WHAT THIS TASK INVOLVES —
In the listing below, locate the line with "Give me the TikZ source for this diagram." and the line with "(tatxt) at (884,790)", then output both and everything between them exactly, minus any pictures.
────────────────
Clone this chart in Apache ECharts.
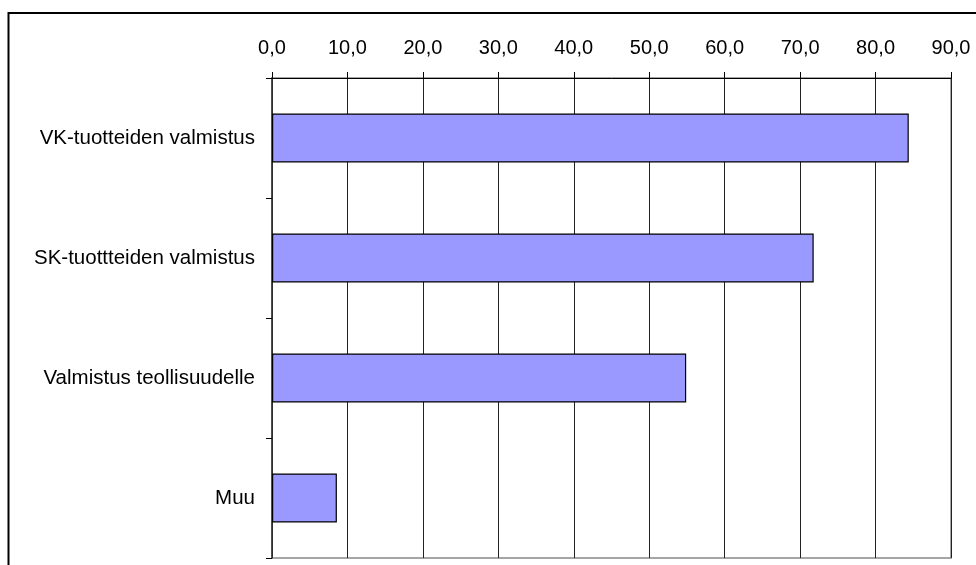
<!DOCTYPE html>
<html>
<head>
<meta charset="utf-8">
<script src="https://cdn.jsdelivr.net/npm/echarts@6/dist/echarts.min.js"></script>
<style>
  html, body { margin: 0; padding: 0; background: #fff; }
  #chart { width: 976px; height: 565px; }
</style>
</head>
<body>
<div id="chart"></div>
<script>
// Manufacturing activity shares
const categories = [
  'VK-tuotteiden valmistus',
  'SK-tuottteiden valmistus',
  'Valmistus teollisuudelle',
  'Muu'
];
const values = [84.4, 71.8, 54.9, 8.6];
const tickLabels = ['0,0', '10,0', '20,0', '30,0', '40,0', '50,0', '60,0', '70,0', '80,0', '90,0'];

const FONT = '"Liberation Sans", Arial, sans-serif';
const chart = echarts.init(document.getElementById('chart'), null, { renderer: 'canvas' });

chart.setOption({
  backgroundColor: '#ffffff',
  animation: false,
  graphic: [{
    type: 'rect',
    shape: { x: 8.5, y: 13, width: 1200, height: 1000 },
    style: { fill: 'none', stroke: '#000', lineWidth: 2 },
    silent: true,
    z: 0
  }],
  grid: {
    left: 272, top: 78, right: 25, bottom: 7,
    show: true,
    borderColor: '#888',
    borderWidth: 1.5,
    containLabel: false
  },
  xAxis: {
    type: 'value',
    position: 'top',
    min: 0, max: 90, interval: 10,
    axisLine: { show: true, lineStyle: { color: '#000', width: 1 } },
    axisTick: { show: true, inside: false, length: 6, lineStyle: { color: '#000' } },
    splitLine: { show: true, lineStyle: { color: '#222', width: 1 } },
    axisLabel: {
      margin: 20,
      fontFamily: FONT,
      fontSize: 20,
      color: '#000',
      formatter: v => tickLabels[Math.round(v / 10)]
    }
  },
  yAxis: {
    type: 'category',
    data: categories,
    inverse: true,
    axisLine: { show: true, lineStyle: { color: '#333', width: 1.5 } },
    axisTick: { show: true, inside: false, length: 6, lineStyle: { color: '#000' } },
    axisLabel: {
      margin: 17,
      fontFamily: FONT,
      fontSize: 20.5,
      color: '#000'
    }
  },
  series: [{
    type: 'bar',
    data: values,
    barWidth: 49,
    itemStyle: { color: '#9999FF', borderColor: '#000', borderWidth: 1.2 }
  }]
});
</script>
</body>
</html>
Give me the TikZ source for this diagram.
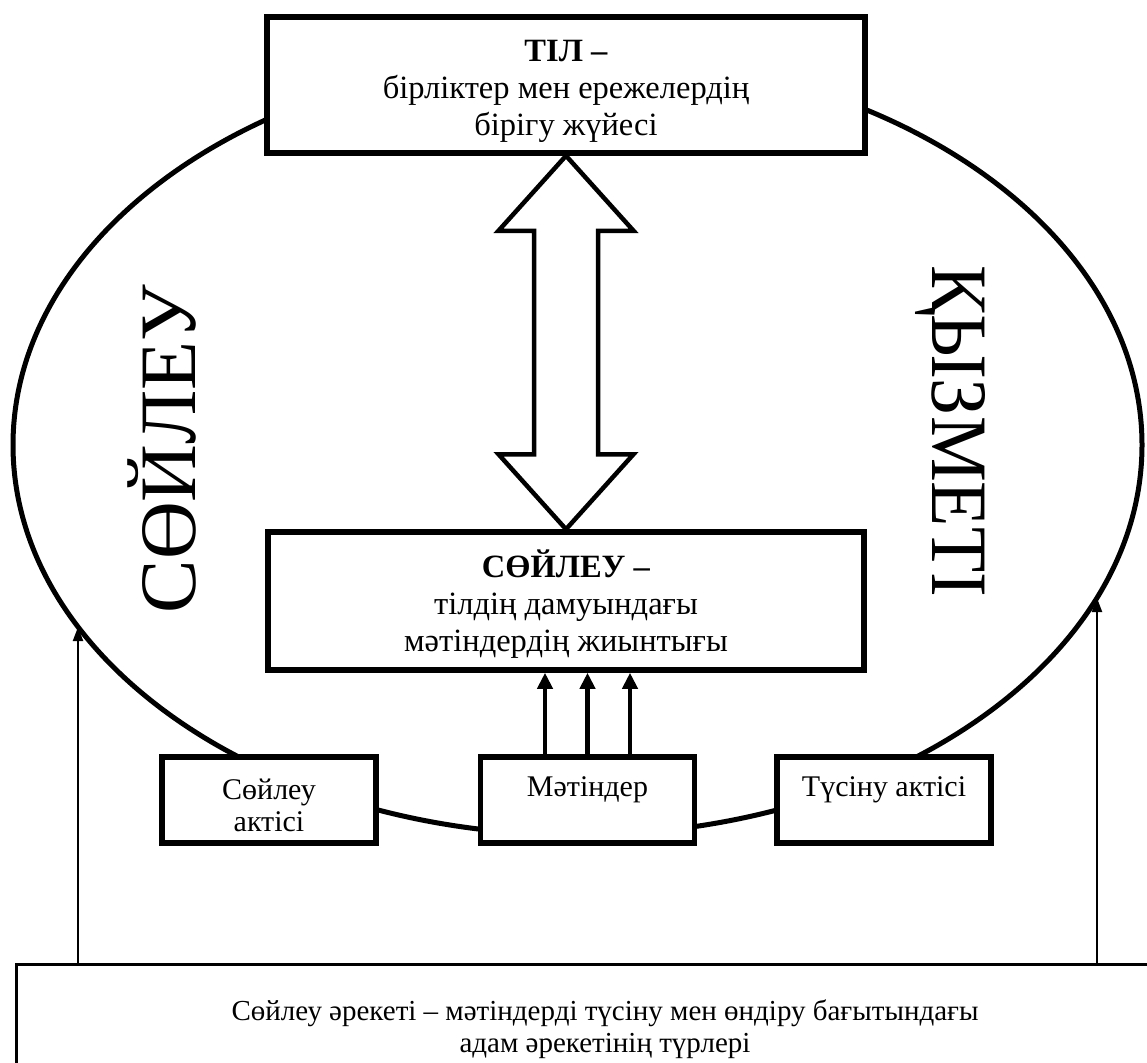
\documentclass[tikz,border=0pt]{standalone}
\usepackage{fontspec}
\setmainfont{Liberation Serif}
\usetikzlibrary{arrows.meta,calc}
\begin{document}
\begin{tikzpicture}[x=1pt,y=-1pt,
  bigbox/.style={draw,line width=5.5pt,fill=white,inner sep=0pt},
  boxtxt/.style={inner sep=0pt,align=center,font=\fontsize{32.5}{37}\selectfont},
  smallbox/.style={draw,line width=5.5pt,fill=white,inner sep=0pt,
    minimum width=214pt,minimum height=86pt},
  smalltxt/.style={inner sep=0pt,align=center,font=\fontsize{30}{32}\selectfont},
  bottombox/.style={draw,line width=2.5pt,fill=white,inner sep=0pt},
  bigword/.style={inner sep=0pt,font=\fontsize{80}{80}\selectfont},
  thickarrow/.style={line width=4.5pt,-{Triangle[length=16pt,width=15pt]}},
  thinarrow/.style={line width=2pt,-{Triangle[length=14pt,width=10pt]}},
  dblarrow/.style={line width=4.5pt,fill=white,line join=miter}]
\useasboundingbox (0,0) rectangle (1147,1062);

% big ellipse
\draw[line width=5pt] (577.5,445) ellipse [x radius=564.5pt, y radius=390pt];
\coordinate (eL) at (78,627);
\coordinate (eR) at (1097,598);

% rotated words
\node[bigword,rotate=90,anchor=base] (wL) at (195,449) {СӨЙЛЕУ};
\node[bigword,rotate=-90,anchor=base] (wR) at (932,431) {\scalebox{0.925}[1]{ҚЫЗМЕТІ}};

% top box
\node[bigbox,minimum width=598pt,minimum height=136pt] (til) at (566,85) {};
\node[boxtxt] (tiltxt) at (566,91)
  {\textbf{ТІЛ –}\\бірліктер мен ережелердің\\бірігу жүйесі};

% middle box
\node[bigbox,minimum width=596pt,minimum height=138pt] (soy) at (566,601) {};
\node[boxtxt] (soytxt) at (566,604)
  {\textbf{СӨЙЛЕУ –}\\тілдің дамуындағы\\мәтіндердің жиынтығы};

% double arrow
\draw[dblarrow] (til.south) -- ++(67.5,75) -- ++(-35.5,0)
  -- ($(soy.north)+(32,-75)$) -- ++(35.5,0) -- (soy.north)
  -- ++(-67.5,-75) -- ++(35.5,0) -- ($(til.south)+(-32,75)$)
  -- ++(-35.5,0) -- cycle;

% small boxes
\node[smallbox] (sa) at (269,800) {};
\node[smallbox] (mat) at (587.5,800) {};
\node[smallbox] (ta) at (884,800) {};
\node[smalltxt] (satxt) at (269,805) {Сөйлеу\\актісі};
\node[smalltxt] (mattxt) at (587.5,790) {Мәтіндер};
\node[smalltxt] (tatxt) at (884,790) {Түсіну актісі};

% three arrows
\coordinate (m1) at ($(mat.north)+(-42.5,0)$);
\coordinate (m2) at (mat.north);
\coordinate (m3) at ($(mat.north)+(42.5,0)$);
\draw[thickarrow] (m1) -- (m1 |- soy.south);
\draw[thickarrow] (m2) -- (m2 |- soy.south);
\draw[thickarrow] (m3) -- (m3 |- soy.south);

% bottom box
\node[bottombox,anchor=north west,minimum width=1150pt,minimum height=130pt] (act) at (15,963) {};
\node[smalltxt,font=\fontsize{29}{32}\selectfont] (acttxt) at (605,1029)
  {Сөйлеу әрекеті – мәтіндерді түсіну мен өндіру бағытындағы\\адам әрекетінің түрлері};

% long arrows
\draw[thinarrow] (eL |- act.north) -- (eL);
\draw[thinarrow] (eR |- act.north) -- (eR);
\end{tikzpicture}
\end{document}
────────────────
PROBLEM SOLUTION —
Give me the TikZ source for this diagram.
\documentclass[tikz,border=0pt]{standalone}
\usepackage{fontspec}
\setmainfont{Liberation Serif}
\usetikzlibrary{arrows.meta,calc}
\begin{document}
\begin{tikzpicture}[x=1pt,y=-1pt,
  bigbox/.style={draw,line width=5.5pt,fill=white,inner sep=0pt},
  boxtxt/.style={inner sep=0pt,align=center,font=\fontsize{32.5}{37}\selectfont},
  smallbox/.style={draw,line width=5.5pt,fill=white,inner sep=0pt,
    minimum width=214pt,minimum height=86pt},
  smalltxt/.style={inner sep=0pt,align=center,font=\fontsize{30}{32}\selectfont},
  bottombox/.style={draw,line width=2.5pt,fill=white,inner sep=0pt},
  bigword/.style={inner sep=0pt,font=\fontsize{80}{80}\selectfont},
  thickarrow/.style={line width=4.5pt,-{Triangle[length=16pt,width=15pt]}},
  thinarrow/.style={line width=2pt,-{Triangle[length=14pt,width=10pt]}},
  dblarrow/.style={line width=4.5pt,fill=white,line join=miter}]
\useasboundingbox (0,0) rectangle (1147,1062);

% big ellipse
\draw[line width=5pt] (577.5,445) ellipse [x radius=564.5pt, y radius=390pt];
\coordinate (eL) at (78,627);
\coordinate (eR) at (1097,598);

% rotated words
\node[bigword,rotate=90,anchor=base] (wL) at (195,449) {СӨЙЛЕУ};
\node[bigword,rotate=-90,anchor=base] (wR) at (932,431) {\scalebox{0.925}[1]{ҚЫЗМЕТІ}};

% top box
\node[bigbox,minimum width=598pt,minimum height=136pt] (til) at (566,85) {};
\node[boxtxt] (tiltxt) at (566,91)
  {\textbf{ТІЛ –}\\бірліктер мен ережелердің\\бірігу жүйесі};

% middle box
\node[bigbox,minimum width=596pt,minimum height=138pt] (soy) at (566,601) {};
\node[boxtxt] (soytxt) at (566,604)
  {\textbf{СӨЙЛЕУ –}\\тілдің дамуындағы\\мәтіндердің жиынтығы};

% double arrow
\draw[dblarrow] (til.south) -- ++(67.5,75) -- ++(-35.5,0)
  -- ($(soy.north)+(32,-75)$) -- ++(35.5,0) -- (soy.north)
  -- ++(-67.5,-75) -- ++(35.5,0) -- ($(til.south)+(-32,75)$)
  -- ++(-35.5,0) -- cycle;

% small boxes
\node[smallbox] (sa) at (269,800) {};
\node[smallbox] (mat) at (587.5,800) {};
\node[smallbox] (ta) at (884,800) {};
\node[smalltxt] (satxt) at (269,805) {Сөйлеу\\актісі};
\node[smalltxt] (mattxt) at (587.5,790) {Мәтіндер};
\node[smalltxt] (tatxt) at (884,790) {Түсіну актісі};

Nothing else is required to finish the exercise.